## DATA PROVIDED

.....

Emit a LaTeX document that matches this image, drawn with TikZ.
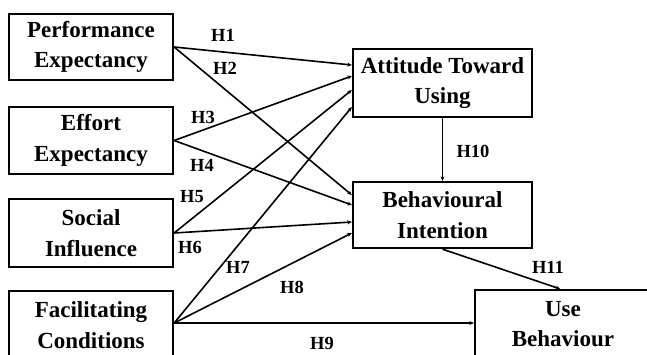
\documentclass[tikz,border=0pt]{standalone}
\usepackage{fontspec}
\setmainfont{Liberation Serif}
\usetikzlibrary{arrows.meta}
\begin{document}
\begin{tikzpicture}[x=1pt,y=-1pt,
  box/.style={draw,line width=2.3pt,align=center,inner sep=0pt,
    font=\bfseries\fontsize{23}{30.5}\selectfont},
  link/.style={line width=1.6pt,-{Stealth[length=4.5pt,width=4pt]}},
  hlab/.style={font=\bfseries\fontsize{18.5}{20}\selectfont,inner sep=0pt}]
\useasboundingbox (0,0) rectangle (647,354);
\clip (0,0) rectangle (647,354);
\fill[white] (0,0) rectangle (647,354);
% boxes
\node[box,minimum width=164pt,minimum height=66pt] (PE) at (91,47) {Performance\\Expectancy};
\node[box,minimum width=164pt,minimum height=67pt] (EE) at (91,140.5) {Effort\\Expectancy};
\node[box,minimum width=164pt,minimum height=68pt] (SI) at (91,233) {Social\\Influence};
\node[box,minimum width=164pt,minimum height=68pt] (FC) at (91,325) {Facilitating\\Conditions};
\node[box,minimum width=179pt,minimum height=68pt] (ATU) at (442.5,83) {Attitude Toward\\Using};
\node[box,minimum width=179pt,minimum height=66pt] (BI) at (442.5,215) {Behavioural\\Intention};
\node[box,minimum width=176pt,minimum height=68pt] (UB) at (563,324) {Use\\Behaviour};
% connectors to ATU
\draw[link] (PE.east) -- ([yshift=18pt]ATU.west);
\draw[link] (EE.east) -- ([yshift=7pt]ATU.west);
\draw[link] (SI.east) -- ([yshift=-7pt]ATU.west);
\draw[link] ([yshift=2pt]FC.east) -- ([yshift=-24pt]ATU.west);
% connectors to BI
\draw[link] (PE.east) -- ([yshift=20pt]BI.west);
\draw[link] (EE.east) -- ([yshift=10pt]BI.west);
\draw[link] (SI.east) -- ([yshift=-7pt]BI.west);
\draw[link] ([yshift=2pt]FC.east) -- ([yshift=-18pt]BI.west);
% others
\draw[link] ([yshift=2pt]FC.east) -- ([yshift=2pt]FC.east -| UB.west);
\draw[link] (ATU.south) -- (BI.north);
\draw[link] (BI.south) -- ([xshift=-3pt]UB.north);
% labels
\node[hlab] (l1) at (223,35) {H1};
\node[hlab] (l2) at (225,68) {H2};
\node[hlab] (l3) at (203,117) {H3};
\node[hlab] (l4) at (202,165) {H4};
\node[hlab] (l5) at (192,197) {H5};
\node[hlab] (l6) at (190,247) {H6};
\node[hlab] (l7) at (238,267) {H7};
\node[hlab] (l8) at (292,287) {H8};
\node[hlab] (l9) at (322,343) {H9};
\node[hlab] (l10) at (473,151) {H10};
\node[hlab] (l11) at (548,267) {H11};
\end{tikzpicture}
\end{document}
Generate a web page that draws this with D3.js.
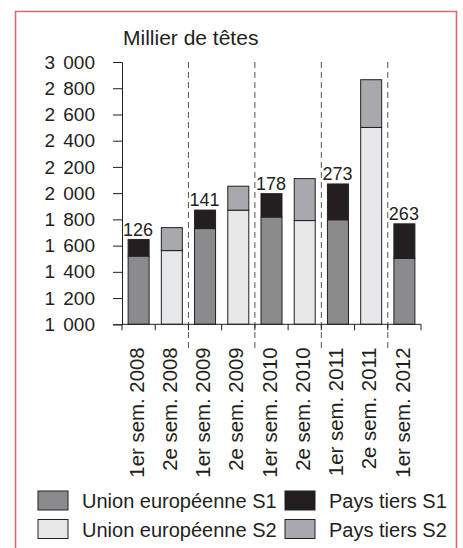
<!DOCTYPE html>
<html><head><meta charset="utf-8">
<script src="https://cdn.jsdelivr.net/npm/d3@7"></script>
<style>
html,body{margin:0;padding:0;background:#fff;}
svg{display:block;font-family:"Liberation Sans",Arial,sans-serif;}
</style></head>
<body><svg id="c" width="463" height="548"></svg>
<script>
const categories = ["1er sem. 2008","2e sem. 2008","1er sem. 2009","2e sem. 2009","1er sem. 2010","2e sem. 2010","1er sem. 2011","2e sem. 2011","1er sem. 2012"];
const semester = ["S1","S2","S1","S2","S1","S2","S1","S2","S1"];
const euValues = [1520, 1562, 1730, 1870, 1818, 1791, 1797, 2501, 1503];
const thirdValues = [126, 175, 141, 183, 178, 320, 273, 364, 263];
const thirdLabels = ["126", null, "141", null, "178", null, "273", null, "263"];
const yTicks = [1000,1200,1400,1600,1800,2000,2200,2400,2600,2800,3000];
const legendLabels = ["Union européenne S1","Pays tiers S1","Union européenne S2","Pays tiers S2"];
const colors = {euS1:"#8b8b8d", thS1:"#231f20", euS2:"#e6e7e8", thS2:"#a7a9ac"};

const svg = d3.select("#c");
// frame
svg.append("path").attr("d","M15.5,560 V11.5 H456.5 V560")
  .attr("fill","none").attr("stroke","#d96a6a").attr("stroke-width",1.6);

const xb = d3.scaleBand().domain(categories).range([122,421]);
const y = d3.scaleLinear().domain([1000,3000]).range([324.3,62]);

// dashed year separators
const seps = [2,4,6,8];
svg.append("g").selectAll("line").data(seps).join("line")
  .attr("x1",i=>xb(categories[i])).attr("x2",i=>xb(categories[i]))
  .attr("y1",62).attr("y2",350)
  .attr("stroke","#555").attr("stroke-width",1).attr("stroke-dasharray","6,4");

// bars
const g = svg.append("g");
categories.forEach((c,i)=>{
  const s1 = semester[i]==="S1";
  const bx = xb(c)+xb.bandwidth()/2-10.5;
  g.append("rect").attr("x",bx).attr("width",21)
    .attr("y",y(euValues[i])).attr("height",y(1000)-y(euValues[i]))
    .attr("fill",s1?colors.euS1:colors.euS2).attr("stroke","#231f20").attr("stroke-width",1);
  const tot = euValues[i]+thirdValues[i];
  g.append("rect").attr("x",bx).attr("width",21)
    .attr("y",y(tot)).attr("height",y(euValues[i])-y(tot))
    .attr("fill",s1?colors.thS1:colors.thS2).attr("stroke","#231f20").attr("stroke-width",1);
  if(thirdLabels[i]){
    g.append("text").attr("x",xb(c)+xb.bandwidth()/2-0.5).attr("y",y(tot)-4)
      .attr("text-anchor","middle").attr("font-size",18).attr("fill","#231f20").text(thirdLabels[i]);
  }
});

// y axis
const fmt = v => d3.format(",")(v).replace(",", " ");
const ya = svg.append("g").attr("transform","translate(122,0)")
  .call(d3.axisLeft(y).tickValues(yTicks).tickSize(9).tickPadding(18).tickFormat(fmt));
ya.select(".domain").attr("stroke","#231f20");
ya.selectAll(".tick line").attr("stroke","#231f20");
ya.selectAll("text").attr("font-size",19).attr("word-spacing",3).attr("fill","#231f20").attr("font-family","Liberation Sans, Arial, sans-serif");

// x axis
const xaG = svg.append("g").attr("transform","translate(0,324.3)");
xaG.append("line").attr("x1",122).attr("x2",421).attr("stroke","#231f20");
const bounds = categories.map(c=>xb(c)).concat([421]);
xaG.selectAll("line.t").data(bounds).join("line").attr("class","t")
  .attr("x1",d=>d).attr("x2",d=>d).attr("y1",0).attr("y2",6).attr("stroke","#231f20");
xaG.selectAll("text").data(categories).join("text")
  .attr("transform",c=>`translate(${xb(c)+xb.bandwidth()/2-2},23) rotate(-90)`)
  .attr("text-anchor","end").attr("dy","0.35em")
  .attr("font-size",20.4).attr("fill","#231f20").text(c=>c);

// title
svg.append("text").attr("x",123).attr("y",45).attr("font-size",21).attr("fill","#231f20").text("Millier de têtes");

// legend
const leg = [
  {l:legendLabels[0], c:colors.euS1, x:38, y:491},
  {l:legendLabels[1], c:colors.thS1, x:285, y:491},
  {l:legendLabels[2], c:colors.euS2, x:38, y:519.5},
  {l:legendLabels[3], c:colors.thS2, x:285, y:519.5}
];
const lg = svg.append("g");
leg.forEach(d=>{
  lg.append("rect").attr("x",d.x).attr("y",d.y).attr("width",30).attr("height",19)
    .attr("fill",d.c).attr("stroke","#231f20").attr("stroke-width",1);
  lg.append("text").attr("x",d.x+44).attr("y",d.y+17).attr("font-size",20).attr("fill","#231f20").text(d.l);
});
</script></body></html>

.....

## THE TASK
Exactly reproduce each record, leaving out any pictures.

## EXPECTED ANSWER
Emit a LaTeX document that matches this image, drawn with TikZ.
\documentclass[tikz,border=0pt]{standalone}
\usepackage{fontspec}
\setmainfont{Liberation Serif}
\usetikzlibrary{arrows.meta}
\begin{document}
\begin{tikzpicture}[x=1pt,y=-1pt,
  box/.style={draw,line width=2.3pt,align=center,inner sep=0pt,
    font=\bfseries\fontsize{23}{30.5}\selectfont},
  link/.style={line width=1.6pt,-{Stealth[length=4.5pt,width=4pt]}},
  hlab/.style={font=\bfseries\fontsize{18.5}{20}\selectfont,inner sep=0pt}]
\useasboundingbox (0,0) rectangle (647,354);
\clip (0,0) rectangle (647,354);
\fill[white] (0,0) rectangle (647,354);
% boxes
\node[box,minimum width=164pt,minimum height=66pt] (PE) at (91,47) {Performance\\Expectancy};
\node[box,minimum width=164pt,minimum height=67pt] (EE) at (91,140.5) {Effort\\Expectancy};
\node[box,minimum width=164pt,minimum height=68pt] (SI) at (91,233) {Social\\Influence};
\node[box,minimum width=164pt,minimum height=68pt] (FC) at (91,325) {Facilitating\\Conditions};
\node[box,minimum width=179pt,minimum height=68pt] (ATU) at (442.5,83) {Attitude Toward\\Using};
\node[box,minimum width=179pt,minimum height=66pt] (BI) at (442.5,215) {Behavioural\\Intention};
\node[box,minimum width=176pt,minimum height=68pt] (UB) at (563,324) {Use\\Behaviour};
% connectors to ATU
\draw[link] (PE.east) -- ([yshift=18pt]ATU.west);
\draw[link] (EE.east) -- ([yshift=7pt]ATU.west);
\draw[link] (SI.east) -- ([yshift=-7pt]ATU.west);
\draw[link] ([yshift=2pt]FC.east) -- ([yshift=-24pt]ATU.west);
% connectors to BI
\draw[link] (PE.east) -- ([yshift=20pt]BI.west);
\draw[link] (EE.east) -- ([yshift=10pt]BI.west);
\draw[link] (SI.east) -- ([yshift=-7pt]BI.west);
\draw[link] ([yshift=2pt]FC.east) -- ([yshift=-18pt]BI.west);
% others
\draw[link] ([yshift=2pt]FC.east) -- ([yshift=2pt]FC.east -| UB.west);
\draw[link] (ATU.south) -- (BI.north);
\draw[link] (BI.south) -- ([xshift=-3pt]UB.north);
% labels
\node[hlab] (l1) at (223,35) {H1};
\node[hlab] (l2) at (225,68) {H2};
\node[hlab] (l3) at (203,117) {H3};
\node[hlab] (l4) at (202,165) {H4};
\node[hlab] (l5) at (192,197) {H5};
\node[hlab] (l6) at (190,247) {H6};
\node[hlab] (l7) at (238,267) {H7};
\node[hlab] (l8) at (292,287) {H8};
\node[hlab] (l9) at (322,343) {H9};
\node[hlab] (l10) at (473,151) {H10};
\node[hlab] (l11) at (548,267) {H11};
\end{tikzpicture}
\end{document}
Generate a web page that draws this with D3.js.
<!DOCTYPE html>
<html><head><meta charset="utf-8">
<script src="https://cdn.jsdelivr.net/npm/d3@7"></script>
<style>
html,body{margin:0;padding:0;background:#fff;}
svg{display:block;font-family:"Liberation Sans",Arial,sans-serif;}
</style></head>
<body><svg id="c" width="463" height="548"></svg>
<script>
const categories = ["1er sem. 2008","2e sem. 2008","1er sem. 2009","2e sem. 2009","1er sem. 2010","2e sem. 2010","1er sem. 2011","2e sem. 2011","1er sem. 2012"];
const semester = ["S1","S2","S1","S2","S1","S2","S1","S2","S1"];
const euValues = [1520, 1562, 1730, 1870, 1818, 1791, 1797, 2501, 1503];
const thirdValues = [126, 175, 141, 183, 178, 320, 273, 364, 263];
const thirdLabels = ["126", null, "141", null, "178", null, "273", null, "263"];
const yTicks = [1000,1200,1400,1600,1800,2000,2200,2400,2600,2800,3000];
const legendLabels = ["Union européenne S1","Pays tiers S1","Union européenne S2","Pays tiers S2"];
const colors = {euS1:"#8b8b8d", thS1:"#231f20", euS2:"#e6e7e8", thS2:"#a7a9ac"};

const svg = d3.select("#c");
// frame
svg.append("path").attr("d","M15.5,560 V11.5 H456.5 V560")
  .attr("fill","none").attr("stroke","#d96a6a").attr("stroke-width",1.6);

const xb = d3.scaleBand().domain(categories).range([122,421]);
const y = d3.scaleLinear().domain([1000,3000]).range([324.3,62]);

// dashed year separators
const seps = [2,4,6,8];
svg.append("g").selectAll("line").data(seps).join("line")
  .attr("x1",i=>xb(categories[i])).attr("x2",i=>xb(categories[i]))
  .attr("y1",62).attr("y2",350)
  .attr("stroke","#555").attr("stroke-width",1).attr("stroke-dasharray","6,4");

// bars
const g = svg.append("g");
categories.forEach((c,i)=>{
  const s1 = semester[i]==="S1";
  const bx = xb(c)+xb.bandwidth()/2-10.5;
  g.append("rect").attr("x",bx).attr("width",21)
    .attr("y",y(euValues[i])).attr("height",y(1000)-y(euValues[i]))
    .attr("fill",s1?colors.euS1:colors.euS2).attr("stroke","#231f20").attr("stroke-width",1);
  const tot = euValues[i]+thirdValues[i];
  g.append("rect").attr("x",bx).attr("width",21)
    .attr("y",y(tot)).attr("height",y(euValues[i])-y(tot))
    .attr("fill",s1?colors.thS1:colors.thS2).attr("stroke","#231f20").attr("stroke-width",1);
  if(thirdLabels[i]){
    g.append("text").attr("x",xb(c)+xb.bandwidth()/2-0.5).attr("y",y(tot)-4)
      .attr("text-anchor","middle").attr("font-size",18).attr("fill","#231f20").text(thirdLabels[i]);
  }
});

// y axis
const fmt = v => d3.format(",")(v).replace(",", " ");
const ya = svg.append("g").attr("transform","translate(122,0)")
  .call(d3.axisLeft(y).tickValues(yTicks).tickSize(9).tickPadding(18).tickFormat(fmt));
ya.select(".domain").attr("stroke","#231f20");
ya.selectAll(".tick line").attr("stroke","#231f20");
ya.selectAll("text").attr("font-size",19).attr("word-spacing",3).attr("fill","#231f20").attr("font-family","Liberation Sans, Arial, sans-serif");

// x axis
const xaG = svg.append("g").attr("transform","translate(0,324.3)");
xaG.append("line").attr("x1",122).attr("x2",421).attr("stroke","#231f20");
const bounds = categories.map(c=>xb(c)).concat([421]);
xaG.selectAll("line.t").data(bounds).join("line").attr("class","t")
  .attr("x1",d=>d).attr("x2",d=>d).attr("y1",0).attr("y2",6).attr("stroke","#231f20");
xaG.selectAll("text").data(categories).join("text")
  .attr("transform",c=>`translate(${xb(c)+xb.bandwidth()/2-2},23) rotate(-90)`)
  .attr("text-anchor","end").attr("dy","0.35em")
  .attr("font-size",20.4).attr("fill","#231f20").text(c=>c);

// title
svg.append("text").attr("x",123).attr("y",45).attr("font-size",21).attr("fill","#231f20").text("Millier de têtes");

// legend
const leg = [
  {l:legendLabels[0], c:colors.euS1, x:38, y:491},
  {l:legendLabels[1], c:colors.thS1, x:285, y:491},
  {l:legendLabels[2], c:colors.euS2, x:38, y:519.5},
  {l:legendLabels[3], c:colors.thS2, x:285, y:519.5}
];
const lg = svg.append("g");
leg.forEach(d=>{
  lg.append("rect").attr("x",d.x).attr("y",d.y).attr("width",30).attr("height",19)
    .attr("fill",d.c).attr("stroke","#231f20").attr("stroke-width",1);
  lg.append("text").attr("x",d.x+44).attr("y",d.y+17).attr("font-size",20).attr("fill","#231f20").text(d.l);
});
</script></body></html>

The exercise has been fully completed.